Skip any picture you find and retype all the remaining lines exactly.
══════════
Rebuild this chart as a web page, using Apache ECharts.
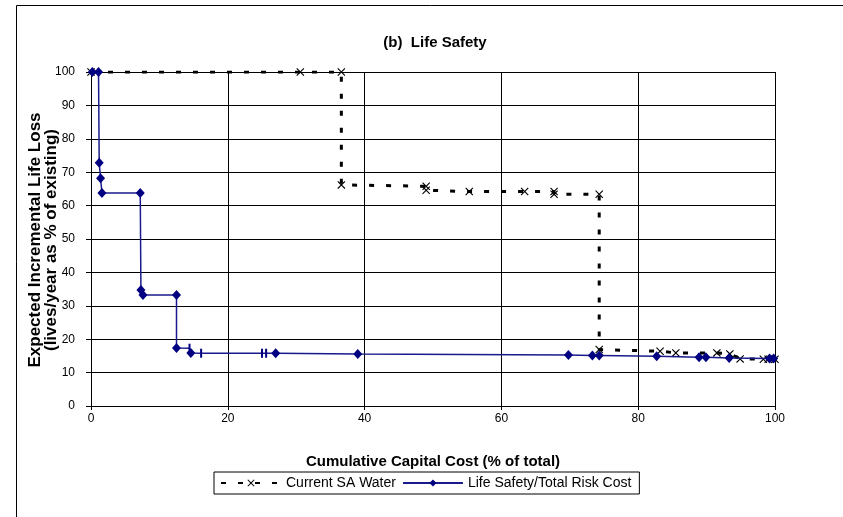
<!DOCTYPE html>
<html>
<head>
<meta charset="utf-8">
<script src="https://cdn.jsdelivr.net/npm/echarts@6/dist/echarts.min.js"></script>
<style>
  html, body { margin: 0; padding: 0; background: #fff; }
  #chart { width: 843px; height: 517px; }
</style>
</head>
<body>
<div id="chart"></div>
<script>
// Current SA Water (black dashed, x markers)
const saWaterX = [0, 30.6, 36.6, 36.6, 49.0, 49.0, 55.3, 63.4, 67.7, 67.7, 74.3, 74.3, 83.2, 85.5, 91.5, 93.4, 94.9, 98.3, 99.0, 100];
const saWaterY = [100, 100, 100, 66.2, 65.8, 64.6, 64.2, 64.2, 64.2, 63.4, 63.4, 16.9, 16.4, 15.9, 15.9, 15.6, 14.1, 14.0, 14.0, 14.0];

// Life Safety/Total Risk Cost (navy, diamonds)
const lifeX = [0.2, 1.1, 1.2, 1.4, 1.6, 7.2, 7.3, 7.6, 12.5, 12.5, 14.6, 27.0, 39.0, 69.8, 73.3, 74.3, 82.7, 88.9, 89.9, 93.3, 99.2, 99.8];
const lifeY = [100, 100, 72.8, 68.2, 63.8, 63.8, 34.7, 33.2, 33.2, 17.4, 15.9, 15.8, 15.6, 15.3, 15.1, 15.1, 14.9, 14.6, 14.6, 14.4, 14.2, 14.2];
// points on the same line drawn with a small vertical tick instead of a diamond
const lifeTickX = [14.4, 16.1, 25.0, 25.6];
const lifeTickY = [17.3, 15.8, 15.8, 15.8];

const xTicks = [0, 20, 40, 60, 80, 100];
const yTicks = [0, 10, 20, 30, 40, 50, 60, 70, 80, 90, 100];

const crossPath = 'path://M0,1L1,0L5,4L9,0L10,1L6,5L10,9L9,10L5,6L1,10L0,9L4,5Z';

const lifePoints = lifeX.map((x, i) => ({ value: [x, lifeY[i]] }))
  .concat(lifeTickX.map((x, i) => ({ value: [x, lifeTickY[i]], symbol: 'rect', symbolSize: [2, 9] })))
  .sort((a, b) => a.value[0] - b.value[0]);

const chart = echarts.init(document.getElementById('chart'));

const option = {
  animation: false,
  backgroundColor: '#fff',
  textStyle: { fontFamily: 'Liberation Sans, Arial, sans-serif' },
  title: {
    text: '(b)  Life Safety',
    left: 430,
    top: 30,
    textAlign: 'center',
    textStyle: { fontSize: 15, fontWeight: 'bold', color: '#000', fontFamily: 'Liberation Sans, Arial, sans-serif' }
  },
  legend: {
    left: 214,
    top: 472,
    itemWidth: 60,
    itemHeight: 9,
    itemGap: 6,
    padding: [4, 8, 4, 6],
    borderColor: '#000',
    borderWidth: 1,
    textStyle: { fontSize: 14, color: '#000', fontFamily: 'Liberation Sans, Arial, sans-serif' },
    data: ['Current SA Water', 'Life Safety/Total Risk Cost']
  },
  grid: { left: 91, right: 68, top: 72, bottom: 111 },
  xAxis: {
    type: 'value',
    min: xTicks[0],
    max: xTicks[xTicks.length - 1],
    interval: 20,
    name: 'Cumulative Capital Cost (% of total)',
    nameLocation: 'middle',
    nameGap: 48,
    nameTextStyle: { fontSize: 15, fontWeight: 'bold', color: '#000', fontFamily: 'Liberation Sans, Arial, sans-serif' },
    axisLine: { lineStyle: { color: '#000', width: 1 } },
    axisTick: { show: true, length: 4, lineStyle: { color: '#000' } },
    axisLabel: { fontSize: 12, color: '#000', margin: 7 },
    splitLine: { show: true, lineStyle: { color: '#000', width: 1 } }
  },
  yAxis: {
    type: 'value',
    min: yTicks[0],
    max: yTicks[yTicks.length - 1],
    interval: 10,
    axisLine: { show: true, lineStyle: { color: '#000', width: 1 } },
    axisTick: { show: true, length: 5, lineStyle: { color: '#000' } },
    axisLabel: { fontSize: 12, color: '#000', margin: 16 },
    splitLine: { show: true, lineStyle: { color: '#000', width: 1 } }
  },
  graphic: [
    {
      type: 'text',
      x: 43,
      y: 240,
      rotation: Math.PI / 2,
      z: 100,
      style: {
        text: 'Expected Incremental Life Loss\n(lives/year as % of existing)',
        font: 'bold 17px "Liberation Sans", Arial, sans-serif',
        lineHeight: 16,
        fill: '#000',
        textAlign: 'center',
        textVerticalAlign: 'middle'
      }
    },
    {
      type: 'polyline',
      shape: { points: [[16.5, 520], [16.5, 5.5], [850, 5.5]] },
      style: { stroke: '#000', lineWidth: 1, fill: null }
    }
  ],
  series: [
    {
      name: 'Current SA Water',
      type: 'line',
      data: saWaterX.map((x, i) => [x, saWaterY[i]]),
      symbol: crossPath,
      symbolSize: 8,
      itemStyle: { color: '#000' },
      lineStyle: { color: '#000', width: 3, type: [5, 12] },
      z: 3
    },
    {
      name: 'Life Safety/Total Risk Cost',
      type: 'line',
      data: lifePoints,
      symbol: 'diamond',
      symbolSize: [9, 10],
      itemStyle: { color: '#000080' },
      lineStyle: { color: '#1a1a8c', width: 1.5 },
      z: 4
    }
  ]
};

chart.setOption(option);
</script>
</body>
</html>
══════════
RESULT OF THIS TASK
Rebuild this chart as a web page, using Apache ECharts.
<!DOCTYPE html>
<html>
<head>
<meta charset="utf-8">
<script src="https://cdn.jsdelivr.net/npm/echarts@6/dist/echarts.min.js"></script>
<style>
  html, body { margin: 0; padding: 0; background: #fff; }
  #chart { width: 843px; height: 517px; }
</style>
</head>
<body>
<div id="chart"></div>
<script>
// Current SA Water (black dashed, x markers)
const saWaterX = [0, 30.6, 36.6, 36.6, 49.0, 49.0, 55.3, 63.4, 67.7, 67.7, 74.3, 74.3, 83.2, 85.5, 91.5, 93.4, 94.9, 98.3, 99.0, 100];
const saWaterY = [100, 100, 100, 66.2, 65.8, 64.6, 64.2, 64.2, 64.2, 63.4, 63.4, 16.9, 16.4, 15.9, 15.9, 15.6, 14.1, 14.0, 14.0, 14.0];

// Life Safety/Total Risk Cost (navy, diamonds)
const lifeX = [0.2, 1.1, 1.2, 1.4, 1.6, 7.2, 7.3, 7.6, 12.5, 12.5, 14.6, 27.0, 39.0, 69.8, 73.3, 74.3, 82.7, 88.9, 89.9, 93.3, 99.2, 99.8];
const lifeY = [100, 100, 72.8, 68.2, 63.8, 63.8, 34.7, 33.2, 33.2, 17.4, 15.9, 15.8, 15.6, 15.3, 15.1, 15.1, 14.9, 14.6, 14.6, 14.4, 14.2, 14.2];
// points on the same line drawn with a small vertical tick instead of a diamond
const lifeTickX = [14.4, 16.1, 25.0, 25.6];
const lifeTickY = [17.3, 15.8, 15.8, 15.8];

const xTicks = [0, 20, 40, 60, 80, 100];
const yTicks = [0, 10, 20, 30, 40, 50, 60, 70, 80, 90, 100];

const crossPath = 'path://M0,1L1,0L5,4L9,0L10,1L6,5L10,9L9,10L5,6L1,10L0,9L4,5Z';

const lifePoints = lifeX.map((x, i) => ({ value: [x, lifeY[i]] }))
  .concat(lifeTickX.map((x, i) => ({ value: [x, lifeTickY[i]], symbol: 'rect', symbolSize: [2, 9] })))
  .sort((a, b) => a.value[0] - b.value[0]);

const chart = echarts.init(document.getElementById('chart'));

const option = {
  animation: false,
  backgroundColor: '#fff',
  textStyle: { fontFamily: 'Liberation Sans, Arial, sans-serif' },
  title: {
    text: '(b)  Life Safety',
    left: 430,
    top: 30,
    textAlign: 'center',
    textStyle: { fontSize: 15, fontWeight: 'bold', color: '#000', fontFamily: 'Liberation Sans, Arial, sans-serif' }
  },
  legend: {
    left: 214,
    top: 472,
    itemWidth: 60,
    itemHeight: 9,
    itemGap: 6,
    padding: [4, 8, 4, 6],
    borderColor: '#000',
    borderWidth: 1,
    textStyle: { fontSize: 14, color: '#000', fontFamily: 'Liberation Sans, Arial, sans-serif' },
    data: ['Current SA Water', 'Life Safety/Total Risk Cost']
  },
  grid: { left: 91, right: 68, top: 72, bottom: 111 },
  xAxis: {
    type: 'value',
    min: xTicks[0],
    max: xTicks[xTicks.length - 1],
    interval: 20,
    name: 'Cumulative Capital Cost (% of total)',
    nameLocation: 'middle',
    nameGap: 48,
    nameTextStyle: { fontSize: 15, fontWeight: 'bold', color: '#000', fontFamily: 'Liberation Sans, Arial, sans-serif' },
    axisLine: { lineStyle: { color: '#000', width: 1 } },
    axisTick: { show: true, length: 4, lineStyle: { color: '#000' } },
    axisLabel: { fontSize: 12, color: '#000', margin: 7 },
    splitLine: { show: true, lineStyle: { color: '#000', width: 1 } }
  },
  yAxis: {
    type: 'value',
    min: yTicks[0],
    max: yTicks[yTicks.length - 1],
    interval: 10,
    axisLine: { show: true, lineStyle: { color: '#000', width: 1 } },
    axisTick: { show: true, length: 5, lineStyle: { color: '#000' } },
    axisLabel: { fontSize: 12, color: '#000', margin: 16 },
    splitLine: { show: true, lineStyle: { color: '#000', width: 1 } }
  },
  graphic: [
    {
      type: 'text',
      x: 43,
      y: 240,
      rotation: Math.PI / 2,
      z: 100,
      style: {
        text: 'Expected Incremental Life Loss\n(lives/year as % of existing)',
        font: 'bold 17px "Liberation Sans", Arial, sans-serif',
        lineHeight: 16,
        fill: '#000',
        textAlign: 'center',
        textVerticalAlign: 'middle'
      }
    },
    {
      type: 'polyline',
      shape: { points: [[16.5, 520], [16.5, 5.5], [850, 5.5]] },
      style: { stroke: '#000', lineWidth: 1, fill: null }
    }
  ],
  series: [
    {
      name: 'Current SA Water',
      type: 'line',
      data: saWaterX.map((x, i) => [x, saWaterY[i]]),
      symbol: crossPath,
      symbolSize: 8,
      itemStyle: { color: '#000' },
      lineStyle: { color: '#000', width: 3, type: [5, 12] },
      z: 3
    },
    {
      name: 'Life Safety/Total Risk Cost',
      type: 'line',
      data: lifePoints,
      symbol: 'diamond',
      symbolSize: [9, 10],
      itemStyle: { color: '#000080' },
      lineStyle: { color: '#1a1a8c', width: 1.5 },
      z: 4
    }
  ]
};

chart.setOption(option);
</script>
</body>
</html>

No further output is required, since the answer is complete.